Live dashboard: https://garazdawi.github.io/awfy/ (once Pages is enabled on the published gh-pages branch).

What lives here

awfy/
├── apps/                          # benchmark suites — each independently
│   │                              # compilable with its own mix.exs and a
│   │                              # low Elixir floor, so older OTPs can
│   │                              # still build them.
│   └── awfy/                      # AWFY suite (Stefan Marr's port, MIT)
│       ├── mix.exs
│       ├── src/                   # 14 Erlang benchmarks + SOM helpers
│       ├── lib/awfy.ex            # registry + verify
│       ├── lib/awfy/benchmark.ex  # behaviour
│       ├── lib/awfy/benchmarks/   # 14 Elixir benchmarks
│       └── priv/                  # benchmark inputs (rap_benchmark.json)
├── lib/awfy/                      # runner: orchestration only
│   ├── benchee_runner.ex          # Benchee + isolation
│   ├── peer_runner.ex             # peer mgmt
│   ├── compare/                   # cross-version dashboard data + math
│   ├── fill/                      # platform diff for `mix awfy.fill`
│   ├── measure/                   # label/run-dir naming
│   └── preflight/                 # OS-specific stability parsers
├── lib/mix/tasks/                 # awfy.{benchee,measure,compare,diff,fill,preflight}
├── patches/                       # OTP-source patches per major
├── bin/                           # install-otp-source-mac.sh / -windows.ps1 /
│                                  # measure-versions (asdf sweep)
├── test/                          # 165 ExUnit tests
├── .github/workflows/             # bench.yml (push/schedule/dispatch with
│                                  # runner_pool=gha|aws), reuse.yml,
│                                  # shellcheck.yml
├── upstream/                      # AWFY source (submodule, reference only)
├── *.md                           # plan docs — see "Documentation" below
└── mix.exs                        # runner project (`:awfy_runner`),
                                   # path-deps on each apps/<group>/

Mix tasks

Task	Purpose
`mix awfy.benchee`	Interactive Benchee runner, the inner-loop tool when you're tuning a JIT change.
`mix awfy.measure`	Record one OTP+Elixir version's numbers under `results/<run-dir>/`. Runs the preflight gate first.
`mix awfy.compare`	Generate the static HTML dashboard from `results/`.
`mix awfy.diff`	Console two-label delta with per-benchmark % change and a suite geomean.
`mix awfy.fill`	Cross-platform: read `gh-pages`, find `(SHA, platform, flavor)` tuples missing for the current host, run them locally, commit (no push).
`mix awfy.preflight`	System check for Low-Power-Mode, Spotlight, swap pressure, CPU governor, etc.

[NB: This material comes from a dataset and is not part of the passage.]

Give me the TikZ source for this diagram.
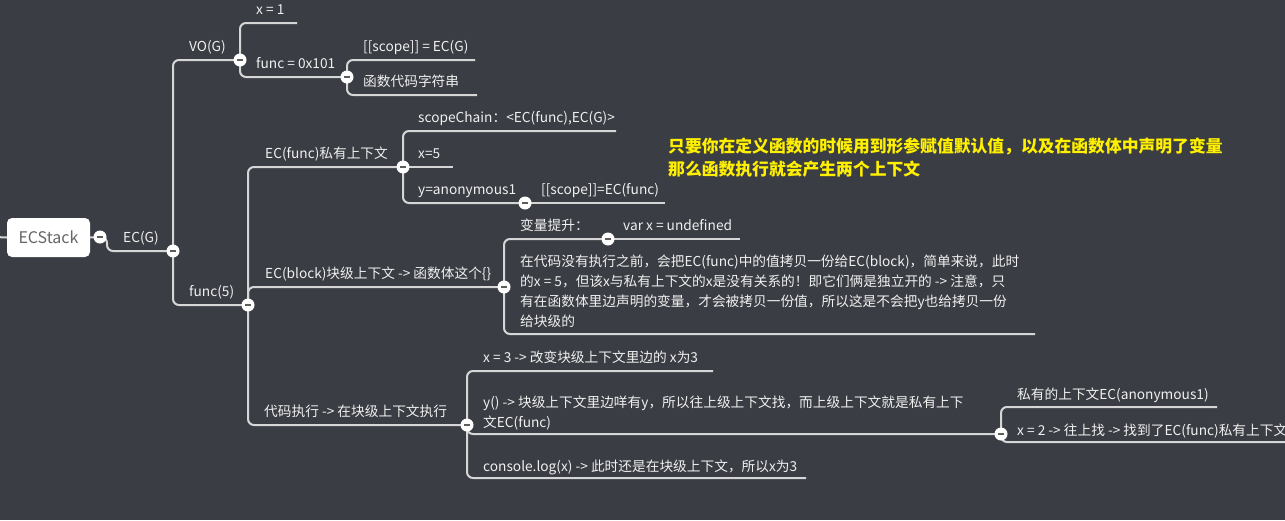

Run mix help awfy.<task> for the full option list.

How to use it

Compare two OTP versions on your local machine

asdf shell erlang 27.3.4.11
mix awfy.measure --label otp27

asdf shell erlang 28.5.0
mix awfy.measure --label otp28

mix awfy.diff otp27 otp28          # console summary
mix awfy.compare && open results/index.html   # browser dashboard

Sweep across asdf-managed versions in one go

bin/measure-versions 27.3.4.11 28.5.0 master

Tune a JIT change

mix awfy.benchee Bounce            # one benchmark, both langs, ~30s
mix awfy.benchee --lang erlang     # all benchmarks, Erlang only
mix awfy.benchee Bounce --time 1 --warmup 0  # quick iterations

Pick up missing measurements from CI (M5 / Windows VM / Linux ARM box)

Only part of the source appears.